Lý Thái Tổ (HQ-012) is a  (Gepard 3.9 type) in the Vietnam People's Navy. She was built by the Zelenodolsk shipyard in Russia under signed contract to the Vietnamese Navy.

Design and description
Lý Thái Tổ is designed to perform searches, track and destroy floating target ships, air defense, anti-submarine (limited), escort, and patrol territorial waters and special areas with economic rights.

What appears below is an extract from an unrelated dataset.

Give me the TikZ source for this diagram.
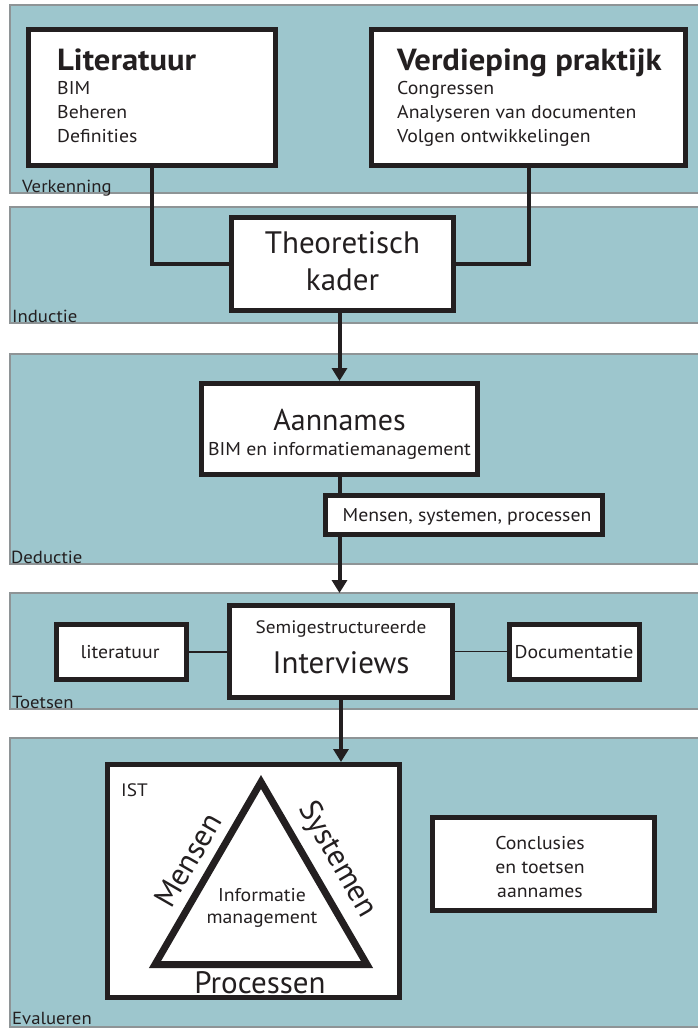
\documentclass[tikz,border=0pt]{standalone}
\usepackage{fontspec}
\setmainfont{PT Sans}
\newfontfamily\wf{PT Sans}[FakeStretch=1.07]
\usetikzlibrary{arrows.meta}
\definecolor{bandfill}{HTML}{9DC6CD}
\definecolor{bandline}{HTML}{8E9496}
\definecolor{ink}{HTML}{231F20}
\newcommand{\fs}[2]{\fontsize{#1}{#2}\selectfont}
\begin{document}
\begin{tikzpicture}[x=1pt,y=-1pt,
  band/.style={fill=bandfill, draw=bandline, line width=1.5pt},
  bandlabel/.style={anchor=base west, inner sep=0pt, text=ink, font=\wf\fs{17.5}{19}},
  box/.style={draw=ink, fill=white, line width=5pt, inner sep=0pt, text=ink},
  thickconn/.style={draw=ink, line width=4pt},
  arrowconn/.style={draw=ink, line width=4pt, -{Triangle[length=13pt,width=15pt]}},
  thinconn/.style={draw=ink, line width=1.2pt},
  txt/.style={inner sep=0pt, text=ink},
  small/.style={txt, font=\wf\fs{18.5}{22}}
]
\useasboundingbox (0,0) rectangle (697,1028);
\fill[white] (0,0) rectangle (697,1028);
% bands
\path[band] (10,5) rectangle (705,193);
\path[band] (10,207) rectangle (705,323);
\path[band] (10,354) rectangle (705,564);
\path[band] (10,593) rectangle (705,709);
\path[band] (10,738) rectangle (705,1027);
\node[bandlabel] (lblverk) at (22,192) {Verkenning};
\node[bandlabel] (lblind) at (12,322) {Inductie};
\node[bandlabel] (lblded) at (11,563) {Deductie};
\node[bandlabel] (lbltoe) at (12,708) {Toetsen};
\node[bandlabel] (lbleva) at (12,1024) {Evalueren};

% top boxes
\node[box, minimum width=247pt, minimum height=136pt] (lit) at (152,97.5) {};
\node[box, minimum width=314pt, minimum height=136pt] (ver) at (528.5,97.5) {};
\node[txt, anchor=base west] (littitle) at (57,70) {\wf\fs{30.5}{32}\bfseries Literatuur};
\node[small, anchor=base west] (litsub) at (57,94) {BIM};
\node[small, anchor=base west] (litsub2) at (57,118) {Beheren};
\node[small, anchor=base west] (litsub3) at (57,142) {Definities};
\node[txt, anchor=base west] (vertitle) at (397,70) {\wf\fs{30.5}{32}\bfseries Verdieping praktijk};
\node[small, anchor=base west] (versub) at (397,94) {Congressen};
\node[small, anchor=base west] (versub2) at (397,118) {Analyseren van documenten};
\node[small, anchor=base west] (versub3) at (397,142) {Volgen ontwikkelingen};

% theoretisch kader
\node[box, minimum width=222pt, minimum height=93pt] (theo) at (342.5,264) {};
\node[txt, anchor=base] (theo1) at (342.5,253) {\fs{31}{37}Theoretisch};
\node[txt, anchor=base] (theo2) at (342.5,290) {\fs{31}{37}kader};
\draw[thickconn] (lit.south) |- (theo.west);
\draw[thickconn] (ver.south) |- (theo.east);

% aannames
\node[box, minimum width=276pt, minimum height=91pt] (aan) at (339.5,429) {};
\node[txt, anchor=base] (aan1) at (339.5,430) {\fs{30}{32}Aannames};
\node[small, anchor=base] (aan2) at (339.5,455) {BIM en informatiemanagement};
\draw[arrowconn] (theo.south -| aan.north) -- (aan.north);

\node[box, minimum width=277pt, minimum height=39pt] (mens) at (464,515) {};
\node[small, anchor=base] (mens1) at (467,521) {Mensen, systemen, processen};
\draw[thickconn] (aan.south) -- (aan.south |- mens.north);
\coordinate (arrend) at (339.5,593);
\draw[arrowconn] (aan.south |- mens.south) -- (arrend);

% toetsen
\node[box, minimum width=223pt, minimum height=92pt] (int) at (341,651.5) {};
\node[txt, anchor=base, font=\wf\fs{18}{20}] (int1) at (341,633) {Semigestructureerde};
\node[txt, anchor=base] (int2) at (341,673) {\fs{31}{33}Interviews};
\node[box, minimum width=130pt, minimum height=55pt] (lit2) at (121.5,652) {};
\node[small, anchor=base] (lit2t) at (120,658) {literatuur};
\node[box, minimum width=130pt, minimum height=55pt] (doc) at (574.5,652) {};
\node[small, anchor=base] (doct) at (574,658) {Documentatie};
\draw[thinconn] (lit2.east) -- (lit2.east -| int.west);
\draw[thinconn] (int.east) -- (int.east -| doc.west);

% evalueren
\node[box, minimum width=292pt, minimum height=233pt] (ist) at (253.5,881) {};
\draw[arrowconn] (int.south) -- (int.south |- ist.north);
\node[txt, anchor=base west, font=\wf\fs{18}{20}] (istl) at (121,796) {IST};
\coordinate (tA) at (261,782);
\coordinate (tB) at (155,964.5);
\coordinate (tC) at (367,964.5);
\draw[draw=ink, line width=7pt, line join=miter] (tA) -- (tB) -- (tC) -- cycle;
\node[txt, rotate=60] (mensen) at (188,860) {\fs{31}{33}Mensen};
\node[txt, rotate=-60] (syst) at (337,860) {\fs{31}{33}Systemen};
\node[txt, anchor=base] (proc) at (260,993) {\fs{31}{33}Processen};
\node[small, anchor=base] (inf1) at (262,901) {Informatie};
\node[small, anchor=base] (inf2) at (262,923) {management};

\node[box, minimum width=222pt, minimum height=93pt] (concl) at (543.5,864) {};
\node[small, anchor=base] (c1) at (540,849) {Conclusies};
\node[small, anchor=base] (c2) at (540,873) {en toetsen};
\node[small, anchor=base] (c3) at (540,897) {aannames};
\end{tikzpicture}
\end{document}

Lý Thái Tổ can enter combat independently or in squadrons, and is equipped with stealth technology, to present a minimum presence on enemy radar screens.

Vietnam and Russia signed a contract worth US$350 million to build two Gepard-class frigates designed by the Institute ZPKB in Zelenodolsk.

According to the manufacturer, Lý Thái Tổs interior has been modified to increase crew comfort, improved compared to Đinh Tiên Hoàng – the previous Gepard 3.9 in Vietnam People's Navy. She has more convenient maintenance and operation, improved seaworthiness, higher maneuverability, and is better able to handle a range of situations.

Construction and career
Lý Thái Tổ, launched on 16 March 2011, was named after Lý Thái Tổ, the Đại Việt emperor and founder of the Lý dynasty, who reigned from 1009 AD to 1028 AD.

Lý Thái Tổ visited Indonesia from 12 to 15 November, Brunei from 19 to 21 November and the Philippines from 24 to 26 November 2014.